Data segment:
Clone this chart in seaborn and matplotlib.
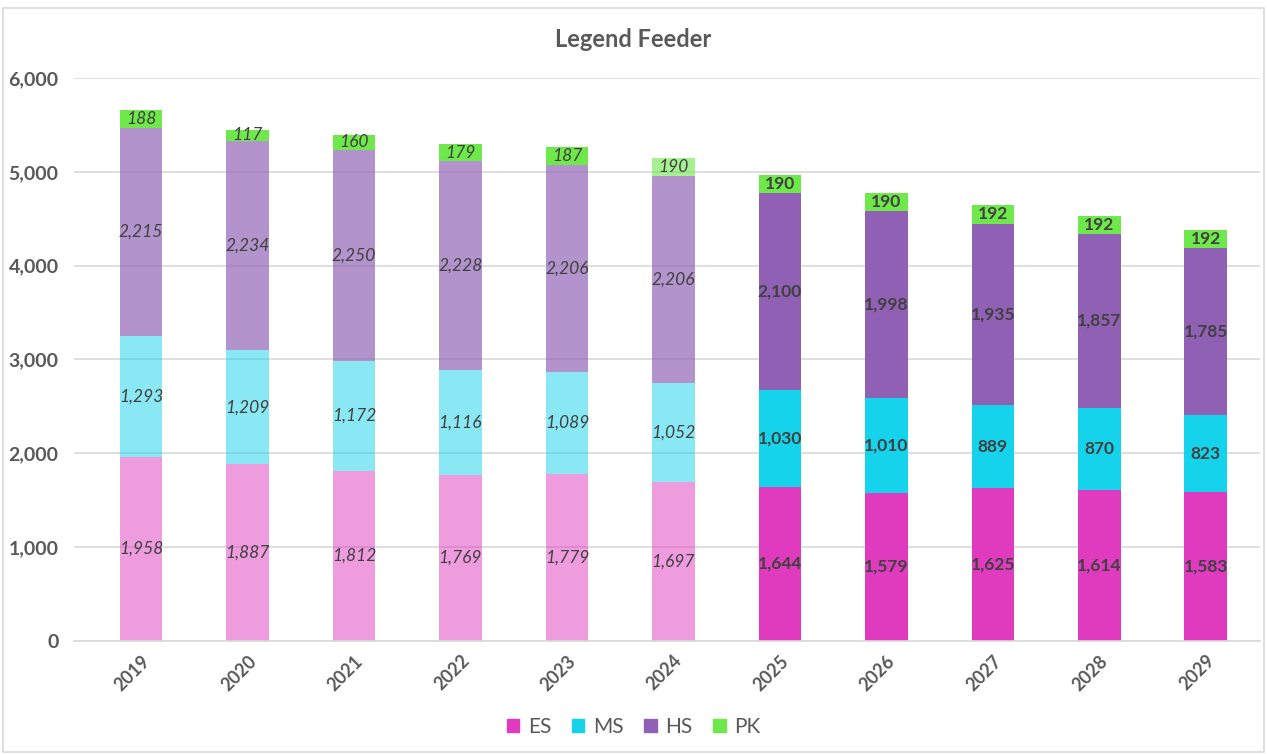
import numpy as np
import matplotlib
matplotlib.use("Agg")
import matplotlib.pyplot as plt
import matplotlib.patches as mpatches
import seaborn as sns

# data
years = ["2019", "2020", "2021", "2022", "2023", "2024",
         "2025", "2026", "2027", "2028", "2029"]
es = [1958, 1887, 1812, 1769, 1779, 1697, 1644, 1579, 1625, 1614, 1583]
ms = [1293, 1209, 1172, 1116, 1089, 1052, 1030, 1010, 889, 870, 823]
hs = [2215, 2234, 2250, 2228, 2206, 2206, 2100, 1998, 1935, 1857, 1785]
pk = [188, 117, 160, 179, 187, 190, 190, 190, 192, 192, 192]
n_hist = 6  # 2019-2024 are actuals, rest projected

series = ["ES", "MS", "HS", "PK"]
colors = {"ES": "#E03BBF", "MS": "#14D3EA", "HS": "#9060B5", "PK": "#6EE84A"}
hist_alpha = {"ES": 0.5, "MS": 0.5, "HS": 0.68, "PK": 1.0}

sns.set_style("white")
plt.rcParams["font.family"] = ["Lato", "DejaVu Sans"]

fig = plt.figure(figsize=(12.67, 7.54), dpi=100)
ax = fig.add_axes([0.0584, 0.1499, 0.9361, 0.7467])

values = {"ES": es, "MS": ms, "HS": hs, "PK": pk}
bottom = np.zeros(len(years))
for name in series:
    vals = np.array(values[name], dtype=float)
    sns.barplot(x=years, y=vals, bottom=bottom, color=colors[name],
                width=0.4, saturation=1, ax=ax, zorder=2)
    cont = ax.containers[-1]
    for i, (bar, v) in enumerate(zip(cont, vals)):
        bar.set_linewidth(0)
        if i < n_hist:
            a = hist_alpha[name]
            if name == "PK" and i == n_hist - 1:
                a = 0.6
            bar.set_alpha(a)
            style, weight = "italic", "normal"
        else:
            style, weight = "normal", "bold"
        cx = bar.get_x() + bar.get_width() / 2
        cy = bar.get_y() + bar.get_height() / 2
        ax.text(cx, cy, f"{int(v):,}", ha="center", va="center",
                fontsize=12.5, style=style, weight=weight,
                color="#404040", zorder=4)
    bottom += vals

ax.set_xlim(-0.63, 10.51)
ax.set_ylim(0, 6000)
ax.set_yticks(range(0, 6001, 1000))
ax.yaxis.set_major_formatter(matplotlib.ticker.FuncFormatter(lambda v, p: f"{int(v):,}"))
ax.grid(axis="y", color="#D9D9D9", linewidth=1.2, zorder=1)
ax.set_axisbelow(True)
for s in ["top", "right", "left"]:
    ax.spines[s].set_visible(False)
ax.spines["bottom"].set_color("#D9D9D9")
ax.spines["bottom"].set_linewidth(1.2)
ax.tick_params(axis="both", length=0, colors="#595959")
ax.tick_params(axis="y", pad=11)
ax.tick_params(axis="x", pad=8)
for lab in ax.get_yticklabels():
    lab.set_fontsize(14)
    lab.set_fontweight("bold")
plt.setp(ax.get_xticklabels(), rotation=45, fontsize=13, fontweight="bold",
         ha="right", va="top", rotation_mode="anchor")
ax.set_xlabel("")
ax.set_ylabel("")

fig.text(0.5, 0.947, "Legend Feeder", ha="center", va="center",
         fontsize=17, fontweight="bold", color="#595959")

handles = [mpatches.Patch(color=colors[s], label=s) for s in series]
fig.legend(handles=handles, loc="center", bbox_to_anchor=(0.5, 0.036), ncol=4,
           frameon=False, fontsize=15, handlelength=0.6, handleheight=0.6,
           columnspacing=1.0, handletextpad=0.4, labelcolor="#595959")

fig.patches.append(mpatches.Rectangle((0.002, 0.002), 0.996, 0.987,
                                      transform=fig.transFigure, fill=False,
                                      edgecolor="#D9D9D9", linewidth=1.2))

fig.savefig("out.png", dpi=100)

Task instructions: Give again exactly the lines running from the beginning of the material above through the line that contains "bottom += vals", and leave out every picture.

Final result:
Clone this chart in seaborn and matplotlib.
import numpy as np
import matplotlib
matplotlib.use("Agg")
import matplotlib.pyplot as plt
import matplotlib.patches as mpatches
import seaborn as sns

# data
years = ["2019", "2020", "2021", "2022", "2023", "2024",
         "2025", "2026", "2027", "2028", "2029"]
es = [1958, 1887, 1812, 1769, 1779, 1697, 1644, 1579, 1625, 1614, 1583]
ms = [1293, 1209, 1172, 1116, 1089, 1052, 1030, 1010, 889, 870, 823]
hs = [2215, 2234, 2250, 2228, 2206, 2206, 2100, 1998, 1935, 1857, 1785]
pk = [188, 117, 160, 179, 187, 190, 190, 190, 192, 192, 192]
n_hist = 6  # 2019-2024 are actuals, rest projected

series = ["ES", "MS", "HS", "PK"]
colors = {"ES": "#E03BBF", "MS": "#14D3EA", "HS": "#9060B5", "PK": "#6EE84A"}
hist_alpha = {"ES": 0.5, "MS": 0.5, "HS": 0.68, "PK": 1.0}

sns.set_style("white")
plt.rcParams["font.family"] = ["Lato", "DejaVu Sans"]

fig = plt.figure(figsize=(12.67, 7.54), dpi=100)
ax = fig.add_axes([0.0584, 0.1499, 0.9361, 0.7467])

values = {"ES": es, "MS": ms, "HS": hs, "PK": pk}
bottom = np.zeros(len(years))
for name in series:
    vals = np.array(values[name], dtype=float)
    sns.barplot(x=years, y=vals, bottom=bottom, color=colors[name],
                width=0.4, saturation=1, ax=ax, zorder=2)
    cont = ax.containers[-1]
    for i, (bar, v) in enumerate(zip(cont, vals)):
        bar.set_linewidth(0)
        if i < n_hist:
            a = hist_alpha[name]
            if name == "PK" and i == n_hist - 1:
                a = 0.6
            bar.set_alpha(a)
            style, weight = "italic", "normal"
        else:
            style, weight = "normal", "bold"
        cx = bar.get_x() + bar.get_width() / 2
        cy = bar.get_y() + bar.get_height() / 2
        ax.text(cx, cy, f"{int(v):,}", ha="center", va="center",
                fontsize=12.5, style=style, weight=weight,
                color="#404040", zorder=4)
    bottom += vals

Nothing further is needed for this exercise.